Linux 7.0 Bug Halves PostgreSQL Performance

An Amazon engineer has identified a regression specific to the Linux 7.0 kernel, scheduled for release on April 13. The regression was discovered when changing task scheduler settings resulted in a significant decrease in throughput and responsiveness while running the PostgreSQL DBMS on ARM64 architecture systems. Performance scores for the pgbench “simple-update” test plummeted from 98565 to 50751 under the 7.0 kernel.

The slowdown was attributed to a change in the default preemption mode in the scheduler from PREEMPT_NONE to PREEMPT_LAZY on architectures that support this mode. This change caused PostgreSQL to consume 55% of CPU time in user space by calling s_lock(). A proposal to rectify the issue suggests reverting the default mode to PREEMPT_NONE and eliminating its binding to the ARCH_NO_PREEMPT setting.

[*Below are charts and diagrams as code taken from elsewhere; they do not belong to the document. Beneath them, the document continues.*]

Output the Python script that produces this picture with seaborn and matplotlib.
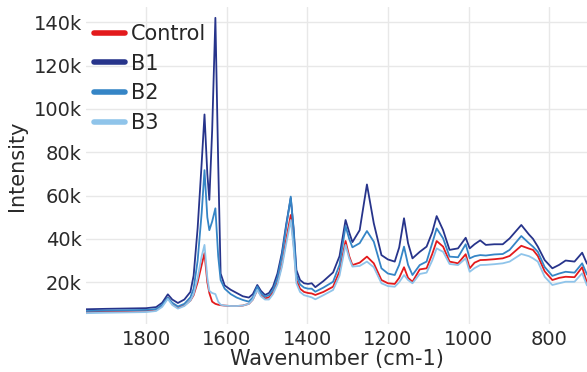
import numpy as np
import pandas as pd
import matplotlib
matplotlib.use("Agg")
import matplotlib.pyplot as plt
import seaborn as sns
from matplotlib.ticker import FuncFormatter

wavenumber = [1949, 1900, 1800, 1775, 1760, 1746, 1735, 1721, 1705, 1690, 1682, 1672, 1662, 1655,
              1648, 1643, 1636, 1628, 1621, 1615, 1605, 1590, 1575, 1560, 1545, 1535, 1524, 1515,
              1505, 1495, 1485, 1474, 1463, 1452, 1441, 1434, 1427, 1418, 1408, 1398, 1389, 1380,
              1360, 1336, 1320, 1305, 1296, 1288, 1270, 1252, 1235, 1216, 1200, 1183, 1172, 1160,
              1150, 1139, 1121, 1104, 1090, 1079, 1063, 1047, 1026, 1007, 997, 985, 971, 957,
              936, 915, 898, 869, 850, 840, 828, 811, 792, 775, 759, 737, 718, 706]

control = [6.3, 6.5, 6.8, 7.3, 9.2, 12.9, 10.0, 8.3, 9.3, 11.5, 14.0, 20.0, 28.0, 33.4,
           20.0, 15.0, 11.0, 10.0, 9.6, 9.4, 9.2, 9.0, 9.0, 9.2, 10.0, 12.0, 16.5, 14.0,
           12.5, 13.0, 15.5, 20.0, 28.0, 40.0, 51.0, 38.0, 21.0, 17.0, 15.5, 15.0, 14.8, 14.1,
           15.5, 17.9, 25.0, 39.0, 32.0, 27.9, 29.0, 31.8, 28.7, 21.0, 19.5, 19.2, 22.0, 26.9,
           22.0, 20.2, 25.9, 26.4, 33.0, 39.0, 36.4, 29.5, 28.7, 32.9, 26.4, 29.0, 30.2, 30.3,
           30.6, 31.0, 32.1, 36.8, 35.5, 34.9, 32.1, 25.0, 21.0, 22.0, 22.5, 22.3, 26.9, 19.6]

b1 = [7.5, 7.7, 8.0, 8.5, 10.5, 14.4, 12.0, 10.4, 12.0, 15.5, 23.0, 45.0, 75.0, 97.4,
      70.0, 58.0, 90.0, 142.0, 75.0, 24.0, 18.5, 16.5, 15.0, 13.5, 12.9, 14.5, 18.7, 16.0,
      14.1, 15.0, 17.9, 24.0, 33.5, 47.0, 58.8, 45.0, 25.6, 21.0, 19.5, 19.2, 19.5, 17.7,
      20.5, 24.5, 32.0, 48.7, 43.0, 38.5, 44.0, 65.1, 47.2, 32.5, 30.5, 29.5, 36.0, 49.5,
      38.0, 31.0, 34.0, 36.4, 43.0, 50.5, 44.0, 34.9, 35.6, 40.5, 35.6, 37.5, 39.3, 37.2,
      37.5, 37.5, 40.2, 46.4, 42.0, 40.0, 36.4, 30.2, 26.4, 28.0, 30.0, 29.5, 33.6, 28.5]

b2 = [6.7, 6.9, 7.2, 7.6, 9.5, 12.9, 10.5, 8.8, 10.0, 13.0, 17.0, 30.0, 52.0, 71.7,
      50.0, 44.0, 48.0, 54.1, 32.0, 21.0, 17.0, 14.5, 12.9, 11.8, 11.0, 13.0, 18.0, 15.0,
      13.3, 14.0, 16.5, 22.0, 32.0, 46.0, 59.5, 44.0, 23.3, 19.0, 17.5, 17.0, 17.0, 15.6,
      17.5, 20.2, 28.0, 45.9, 40.0, 36.1, 38.0, 43.6, 38.7, 26.4, 24.0, 23.3, 28.0, 36.4,
      28.0, 23.3, 27.9, 29.5, 38.0, 44.8, 40.2, 31.8, 31.5, 37.5, 31.0, 32.0, 32.5, 32.3,
      32.8, 33.0, 34.9, 41.3, 38.0, 36.4, 34.0, 27.0, 22.9, 24.0, 24.8, 24.4, 28.7, 23.5]

b3 = [5.7, 5.9, 6.2, 6.7, 8.6, 12.3, 9.5, 7.8, 9.0, 11.5, 14.5, 22.0, 32.0, 37.2,
      22.0, 16.0, 15.0, 14.5, 11.0, 9.6, 9.2, 9.0, 9.0, 9.2, 10.0, 12.0, 16.5, 13.5,
      12.0, 12.0, 14.5, 19.0, 27.0, 38.0, 48.7, 36.0, 19.5, 15.5, 14.0, 13.5, 13.0, 12.1,
      14.0, 16.4, 23.0, 37.2, 31.0, 27.2, 27.5, 29.5, 26.9, 19.5, 18.2, 17.9, 20.0, 23.3,
      21.0, 19.5, 23.8, 24.4, 30.0, 35.6, 34.0, 28.4, 27.9, 31.0, 24.8, 26.5, 27.9, 28.0,
      28.3, 28.7, 29.5, 33.0, 32.0, 31.0, 29.5, 22.5, 18.7, 19.5, 20.2, 20.2, 24.1, 18.5]

series_names = ["Control", "B1", "B2", "B3"]
series_values = [control, b1, b2, b3]
colors = ["#e31a1c", "#27348b", "#3585c6", "#8fc4ea"]

y_ticks = [20000, 40000, 60000, 80000, 100000, 120000, 140000]
x_ticks = [1800, 1600, 1400, 1200, 1000, 800]

frames = []
for name, vals in zip(series_names, series_values):
    frames.append(pd.DataFrame({"Wavenumber": wavenumber,
                                "Intensity": np.array(vals) * 1000.0,
                                "Series": name}))
df = pd.concat(frames, ignore_index=True)

sns.set_style("white")
plt.rcParams["font.family"] = ["DejaVu Sans"]

fig = plt.figure(figsize=(5.87, 3.72), dpi=100)
ax = fig.add_axes([86 / 587, 1 - 324 / 372, 1 - 86 / 587, (324 - 7) / 372])

sns.lineplot(data=df, x="Wavenumber", y="Intensity", hue="Series",
             hue_order=series_names, palette=colors, sort=False,
             estimator=None, linewidth=1.3, ax=ax)

ax.set_xlim(wavenumber[0], wavenumber[-1])
ax.set_ylim(700, 147000)
ax.set_xticks(x_ticks)
ax.set_yticks(y_ticks)
ax.yaxis.set_major_formatter(FuncFormatter(lambda v, p: f"{int(round(v / 1000))}k"))
ax.grid(True, color="#e8e8e8", linewidth=1.0)
ax.set_axisbelow(True)
for s in ax.spines.values():
    s.set_visible(False)
ax.tick_params(axis="both", length=0, labelsize=14, colors="#2a2a2a", pad=3)
ax.tick_params(axis="x", pad=4)

ax.set_xlabel("Wavenumber (cm-1)", fontsize=15, color="#2a2a2a", labelpad=0)
ax.set_ylabel("Intensity", fontsize=15, color="#2a2a2a", labelpad=5)

handles, labels = ax.get_legend_handles_labels()
for h in handles:
    h.set_linewidth(4)
ax.legend(handles, labels, loc="upper left", bbox_to_anchor=(-0.014, 0.992),
          frameon=False, fontsize=15, handlelength=1.5, handletextpad=0.3,
          labelspacing=0.46, borderaxespad=0.3)

fig.savefig("out.png", dpi=100)
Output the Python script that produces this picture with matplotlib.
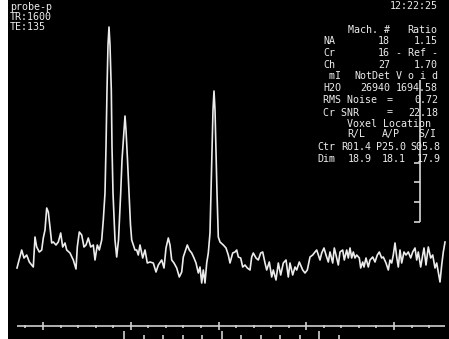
import matplotlib
matplotlib.use("Agg")
import matplotlib.pyplot as plt
import numpy as np

# spectrum trace: channel position and signal height
chan = [17, 18.3, 21.7, 24, 26.7, 29.3, 31.7, 33.3, 35, 36.7, 39.3, 41.7, 43.3, 45, 46.7, 48.3,
        50, 51.7, 53.3, 56, 58.3, 60.7, 62.7, 65, 66.7, 70, 73.3, 76, 77.3, 79.3, 81.7, 84, 86,
        88.3, 90.7, 93.3, 95, 97.3, 99.3, 101.7, 103.3, 105, 106, 107, 108, 109, 110, 111.3, 112,
        113, 115, 116.7, 118.5, 120.7, 122, 124, 125, 126, 127.5, 129, 130.5, 131.7, 133.3, 135,
        136.7, 138.3, 140, 142.7, 145, 147.3, 150,
        153.3, 156, 158.3, 161.7, 164, 166, 168.3, 170, 171.7, 174, 176.7, 179.3, 181.7, 183.3,
        185, 187.3, 189.3, 191.7, 194, 196, 198.3, 200, 201.7, 203.3, 205, 206.7, 208.3, 210, 211,
        212, 213, 214, 215, 216, 217, 218.3, 220, 223.3, 226, 228.3, 230, 232.7, 235, 236.7, 238.3,
        240.7, 242.7, 245, 247.3, 250, 251.7, 253.3, 256, 258.3, 260.7, 262.7, 265, 266.7, 269.3,
        271.7, 273.3, 276, 278.3, 280.7, 283.3, 286, 288.3, 290, 292.7, 295, 296.7, 299.3,
        302.7, 305, 307.3, 310, 312.7, 315, 316.7, 318.3, 320, 321.7, 324, 326, 328.3, 330, 332.7,
        334.3, 336, 338.3, 340, 342.7, 344.3, 346.7, 348.3, 350, 351.7, 353.3, 355, 356.7, 359.3,
        360.7, 362.7, 364, 366, 368.3, 370, 372.7, 375, 377.3, 379.3, 381.7, 383.3, 386, 388.3,
        390, 391.7, 393.3, 395, 396.7, 398.3, 400, 401.7, 404, 406, 408.3, 410.7, 412.7, 415,
        416.7, 418.3, 420.7, 422.7, 424, 426, 428.3, 430.7, 432.7, 435, 436.7, 438.3, 440, 441.7,
        443.3, 445]
signal = [12, 17, 30, 22, 25, 18, 15, 13, 43, 33, 28, 30, 42, 50, 72, 68, 53, 37, 38, 35,
          38, 47, 33, 37, 30, 27, 20, 11, 33, 48, 45, 33, 35, 42, 33, 35, 20, 35, 30, 40,
          60, 87, 133, 190, 235, 253, 235, 190, 133, 87, 40, 23, 40, 87, 120, 150, 164, 150, 120, 87,
          55, 40, 35, 30, 30, 25, 35, 22, 30, 17, 18,
          17, 8, 15, 20, 12, 32, 42, 35, 20, 17, 12, 3, 8, 23, 28, 35, 30, 27, 22, 17,
          7, 13, -3, 10, -3, 17, 27, 47, 87, 130, 170, 189, 170, 130, 87, 43, 38, 35, 32, 25,
          17, 27, 28, 30, 23, 22, 13, 15, 12, 10, 23, 27, 22, 20, 27, 28, 17, 10, 18, 3,
          10, 0, 17, 5, 17, 20, 3, 17, 5, 13, 10, 18,
          10, 7, 10, 23, 25, 28, 30, 25, 20, 27, 32, 25, 18, 28, 17, 32, 25, 15, 28, 30,
          20, 30, 22, 32, 22, 28, 22, 25, 22, 12, 18, 13, 22, 13, 20, 23, 18, 25, 28, 22,
          23, 17, 10, 20, 17, 25, 37, 23, 13, 30, 17, 28, 25, 28, 22, 28, 32, 20, 28, 13,
          25, 32, 15, 33, 22, 25, 12, 17, 8, -2, 15, 28, 38]

header = ["probe-p", "TR:1600", "TE:135"]
clock = "12:22:25"

metab = ["NA", "Cr", "Ch", " mI", "H2O"]
counts = ["18", "16", "27", "NotDet", "26940"]
ratios = ["1.15", "- Ref -", "1.70", "V o i d", "1694.58"]
rms_noise = "0.72"
cr_snr = "22.18"
vox_axes = ["R/L", "A/P", "S/I"]
vox_ctr = ["R01.4", "P25.0", "S05.8"]
vox_dim = ["18.9", "18.1", "17.9"]

W, H = 449, 339
FG = "#ececec"
MONO = "DejaVu Sans Mono"

fig = plt.figure(figsize=(W / 100, H / 100), dpi=100, facecolor="white")
ax = fig.add_axes([8 / W, 0, 1 - 8 / W, 1])
ax.set_facecolor("black")
ax.set_xlim(8, W)
ax.set_ylim(280 - H, 280)
ax.set_xticks([])
ax.set_yticks([])
for sp in ax.spines.values():
    sp.set_visible(False)

ax.plot(chan, signal, color=FG, lw=1.2)

# ppm ruler under the spectrum
ticks = 25.45 + 17.55 * np.arange(24)
ax.hlines(-46, 17, 445, color="#cfcfcf", lw=1.2)
for i, t in enumerate(ticks):
    if i % 5 == 1:
        ax.vlines(t, -50, -42, color="#cfcfcf", lw=1.2)
    else:
        ax.vlines(t, -47.5, -44.5, color="#cfcfcf", lw=1.2)

# second ruler at the bottom edge
ticks2 = 124 + 19.5 * np.arange(12)
for i, t in enumerate(ticks2):
    top = -51 if i % 5 == 0 else -55
    ax.vlines(t, -60, top, color="#cfcfcf", lw=1.2)

# vertical scale bar
ax.vlines(420, 58, 200, color="#d8d8d8", lw=1.2)
for yy in [117, 98, 78, 58]:
    ax.hlines(yy, 414, 420, color="#d8d8d8", lw=1.2)


def put(x, y, s, ha="left"):
    fig.text(x / W, 1 - y / H, s, ha=ha, va="center", color=FG,
             family=MONO, fontsize=7.2)


for i, s in enumerate(header):
    put(10, 6.5 + 10.5 * i, s)
put(438, 6, clock, ha="right")

put(390, 30, "Mach. #", ha="right")
put(437, 30, "Ratio", ha="right")
for i in range(len(metab)):
    yy = 41.5 + 11.6 * i
    put(323, yy, metab[i])
    put(390, yy, counts[i], ha="right")
    put(438, yy, ratios[i], ha="right")

put(323, 100, "RMS Noise")
put(393, 100, "=", ha="right")
put(438, 100, rms_noise, ha="right")
put(323, 112.5, "Cr SNR")
put(393, 112.5, "=", ha="right")
put(438, 112.5, cr_snr, ha="right")

put(347, 124, "Voxel Location")
for x, s in zip([347, 382, 418], vox_axes):
    put(x, 134.5, s)
put(317, 146.5, "Ctr")
for x, s in zip([341, 376, 410], vox_ctr):
    put(x, 146.5, s)
put(317, 159, "Dim")
for x, s in zip([348, 382, 417], vox_dim):
    put(x, 159, s)

fig.savefig("out.png", dpi=100, facecolor=fig.get_facecolor())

Peter Zijlstra, the individual responsible for the changes leading to the regression, and the maintainer of the task scheduler and locking-related kernel subsystems, stated that a fix must also be made to the PostgreSQL code. To mitigate the performance impact, he recommended utilizing a recently added extension in the kernel to reduce the likelihood of lock holder evictions.

The decision now falls on Linus Torvalds, who values kernel performance and user space compatibility. While the 7.0 kernel is in its final testing phase before release, reverting the scheduler settings may introduce other regressions. However, maintaining the current settings could result in a drastic reduction in the performance of a widely used DBMS.